WRITTEN REQUEST: Leave out the pictures and repeat the rest of the material exactly.

RAW DATA:
▶

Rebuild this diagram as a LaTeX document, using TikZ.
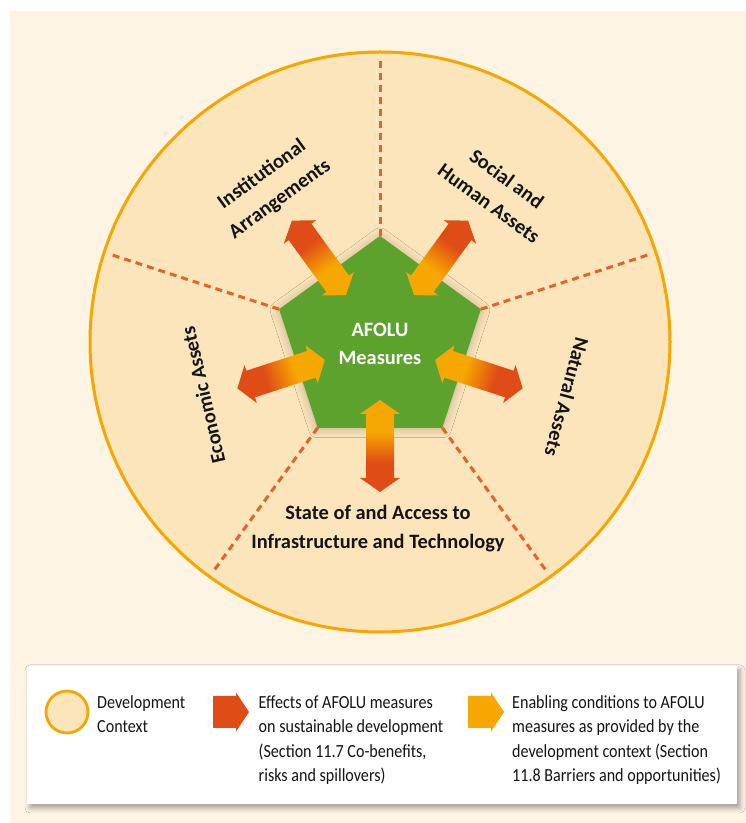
\documentclass[tikz,border=0pt]{standalone}
\usepackage{fontspec}
\setmainfont{Carlito}
\newfontfamily\legfont[FakeStretch=0.87]{Carlito}
\usetikzlibrary{shapes.geometric,calc,shadows.blur}
\definecolor{bgcream}{RGB}{253,244,228}
\definecolor{ctxfill}{RGB}{252,229,187}
\definecolor{ctxline}{RGB}{246,166,0}
\definecolor{dashcol}{RGB}{226,100,40}
\definecolor{pentgreen}{RGB}{92,162,44}
\definecolor{ared}{RGB}{224,76,22}
\definecolor{ayel}{RGB}{247,168,0}
\definecolor{txt}{RGB}{20,20,20}
\pgfdeclarehorizontalshading{arrowgrad}{100bp}{color(0bp)=(ayel); color(42bp)=(ayel); color(59bp)=(ared); color(100bp)=(ared)}
\tikzset{
  dashline/.style={draw=dashcol, line width=3pt, dash pattern=on 7pt off 5pt},
  mainlabel/.style={text=txt, font=\fontsize{20.4}{29}\selectfont\bfseries, align=center, inner sep=0pt},
  rotlabel/.style={mainlabel, font=\fontsize{20.4}{30.5}\selectfont\bfseries},
  legtext/.style={text=txt, font=\legfont\fontsize{18.5}{24.5}\selectfont, align=left, inner sep=0pt, anchor=base west},
}
\begin{document}
\begin{tikzpicture}[x=1pt,y=1pt]
\useasboundingbox (0,0) rectangle (746,823);
\fill[white] (0,0) rectangle (746,823);
\fill[bgcream] (10,0) rectangle (746,812);
% development context circle
\node[circle, minimum size=580pt, inner sep=0pt, outer sep=0pt, fill=ctxfill, draw=ctxline, line width=3pt] (ctx) at (380,481) {};
% pentagon
\node[regular polygon, regular polygon sides=5, minimum size=212pt, inner sep=0pt, outer sep=0pt,
      fill=pentgreen, blur shadow={shadow xshift=0pt, shadow yshift=-1pt, shadow blur radius=9pt, shadow opacity=25}] (pent) at (380,481) {};
% dashed sector dividers
\foreach \i in {1,...,5} {
  \coordinate (rim\i) at ($(pent.center)!283pt!(pent.corner \i)$);
  \draw[dashline] (pent.corner \i) -- (rim\i);
}
\node[text=white, font=\fontsize{20.4}{28}\selectfont\bfseries, align=center, inner sep=0pt] (afolu) at (380,479) {AFOLU\\Measures};
% double arrows
\foreach \ang in {126,54,-18,-90,198} {
  \begin{scope}[transform canvas={rotate around={\ang:(380,481)}}]
    \shade[shading=arrowgrad] (438,481) -- (452,501) -- (452,495) -- (516,495) -- (516,501) -- (530,481)
      -- (516,461) -- (516,467) -- (452,467) -- (452,461) -- cycle;
  \end{scope}
}
% sector labels
\node[rotlabel, rotate=36] (inst) at (271,636) {Institutional\\Arrangements};
\node[rotlabel, rotate=-36] (soc) at (498,632) {Social and\\Human Assets};
\node[mainlabel, rotate=103] (econ) at (203,428) {Economic Assets};
\node[mainlabel, rotate=-105] (nat) at (567,426) {Natural Assets};
\node[mainlabel] (infra) at (378,294) {State of and Access to\\Infrastructure and Technology};
% legend
\node[rectangle, minimum width=710pt, minimum height=138pt, inner sep=0pt, fill=white,
      blur shadow={shadow xshift=3pt, shadow yshift=-4pt, shadow blur radius=5pt, shadow opacity=35}] (legbox) at (382,88) {};
\node[circle, minimum size=42pt, inner sep=0pt, fill=ctxfill, draw=ctxline, line width=2.8pt] (legcirc) at (67,111) {};
\node[legtext] (legctx) at (97,90.5) {Development\\Context};
\fill[ared] (213,95) -- (236,95) -- (236,91.5) -- (249,111) -- (236,130.5) -- (236,127) -- (213,127) -- cycle;
\node[legtext] (legeff) at (258.5,41.5) {Effects of AFOLU measures\\on sustainable development\\(Section 11.7 Co-benefits,\\risks and spillovers)};
\fill[ayel] (468,95) -- (491,95) -- (491,91.5) -- (504,111) -- (491,130.5) -- (491,127) -- (468,127) -- cycle;
\node[legtext] (legen) at (512,41.5) {Enabling conditions to AFOLU\\measures as provided by the\\development context (Section\\11.8 Barriers and opportunities)};
\end{tikzpicture}
\end{document}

◀

SOLUTION TO THE EXERCISE:
Rebuild this diagram as a LaTeX document, using TikZ.
\documentclass[tikz,border=0pt]{standalone}
\usepackage{fontspec}
\setmainfont{Carlito}
\newfontfamily\legfont[FakeStretch=0.87]{Carlito}
\usetikzlibrary{shapes.geometric,calc,shadows.blur}
\definecolor{bgcream}{RGB}{253,244,228}
\definecolor{ctxfill}{RGB}{252,229,187}
\definecolor{ctxline}{RGB}{246,166,0}
\definecolor{dashcol}{RGB}{226,100,40}
\definecolor{pentgreen}{RGB}{92,162,44}
\definecolor{ared}{RGB}{224,76,22}
\definecolor{ayel}{RGB}{247,168,0}
\definecolor{txt}{RGB}{20,20,20}
\pgfdeclarehorizontalshading{arrowgrad}{100bp}{color(0bp)=(ayel); color(42bp)=(ayel); color(59bp)=(ared); color(100bp)=(ared)}
\tikzset{
  dashline/.style={draw=dashcol, line width=3pt, dash pattern=on 7pt off 5pt},
  mainlabel/.style={text=txt, font=\fontsize{20.4}{29}\selectfont\bfseries, align=center, inner sep=0pt},
  rotlabel/.style={mainlabel, font=\fontsize{20.4}{30.5}\selectfont\bfseries},
  legtext/.style={text=txt, font=\legfont\fontsize{18.5}{24.5}\selectfont, align=left, inner sep=0pt, anchor=base west},
}
\begin{document}
\begin{tikzpicture}[x=1pt,y=1pt]
\useasboundingbox (0,0) rectangle (746,823);
\fill[white] (0,0) rectangle (746,823);
\fill[bgcream] (10,0) rectangle (746,812);
% development context circle
\node[circle, minimum size=580pt, inner sep=0pt, outer sep=0pt, fill=ctxfill, draw=ctxline, line width=3pt] (ctx) at (380,481) {};
% pentagon
\node[regular polygon, regular polygon sides=5, minimum size=212pt, inner sep=0pt, outer sep=0pt,
      fill=pentgreen, blur shadow={shadow xshift=0pt, shadow yshift=-1pt, shadow blur radius=9pt, shadow opacity=25}] (pent) at (380,481) {};
% dashed sector dividers
\foreach \i in {1,...,5} {
  \coordinate (rim\i) at ($(pent.center)!283pt!(pent.corner \i)$);
  \draw[dashline] (pent.corner \i) -- (rim\i);
}
\node[text=white, font=\fontsize{20.4}{28}\selectfont\bfseries, align=center, inner sep=0pt] (afolu) at (380,479) {AFOLU\\Measures};
% double arrows
\foreach \ang in {126,54,-18,-90,198} {
  \begin{scope}[transform canvas={rotate around={\ang:(380,481)}}]
    \shade[shading=arrowgrad] (438,481) -- (452,501) -- (452,495) -- (516,495) -- (516,501) -- (530,481)
      -- (516,461) -- (516,467) -- (452,467) -- (452,461) -- cycle;
  \end{scope}
}
% sector labels
\node[rotlabel, rotate=36] (inst) at (271,636) {Institutional\\Arrangements};
\node[rotlabel, rotate=-36] (soc) at (498,632) {Social and\\Human Assets};
\node[mainlabel, rotate=103] (econ) at (203,428) {Economic Assets};
\node[mainlabel, rotate=-105] (nat) at (567,426) {Natural Assets};
\node[mainlabel] (infra) at (378,294) {State of and Access to\\Infrastructure and Technology};
% legend
\node[rectangle, minimum width=710pt, minimum height=138pt, inner sep=0pt, fill=white,
      blur shadow={shadow xshift=3pt, shadow yshift=-4pt, shadow blur radius=5pt, shadow opacity=35}] (legbox) at (382,88) {};
\node[circle, minimum size=42pt, inner sep=0pt, fill=ctxfill, draw=ctxline, line width=2.8pt] (legcirc) at (67,111) {};
\node[legtext] (legctx) at (97,90.5) {Development\\Context};
\fill[ared] (213,95) -- (236,95) -- (236,91.5) -- (249,111) -- (236,130.5) -- (236,127) -- (213,127) -- cycle;
\node[legtext] (legeff) at (258.5,41.5) {Effects of AFOLU measures\\on sustainable development\\(Section 11.7 Co-benefits,\\risks and spillovers)};
\fill[ayel] (468,95) -- (491,95) -- (491,91.5) -- (504,111) -- (491,130.5) -- (491,127) -- (468,127) -- cycle;
\node[legtext] (legen) at (512,41.5) {Enabling conditions to AFOLU\\measures as provided by the\\development context (Section\\11.8 Barriers and opportunities)};
\end{tikzpicture}
\end{document}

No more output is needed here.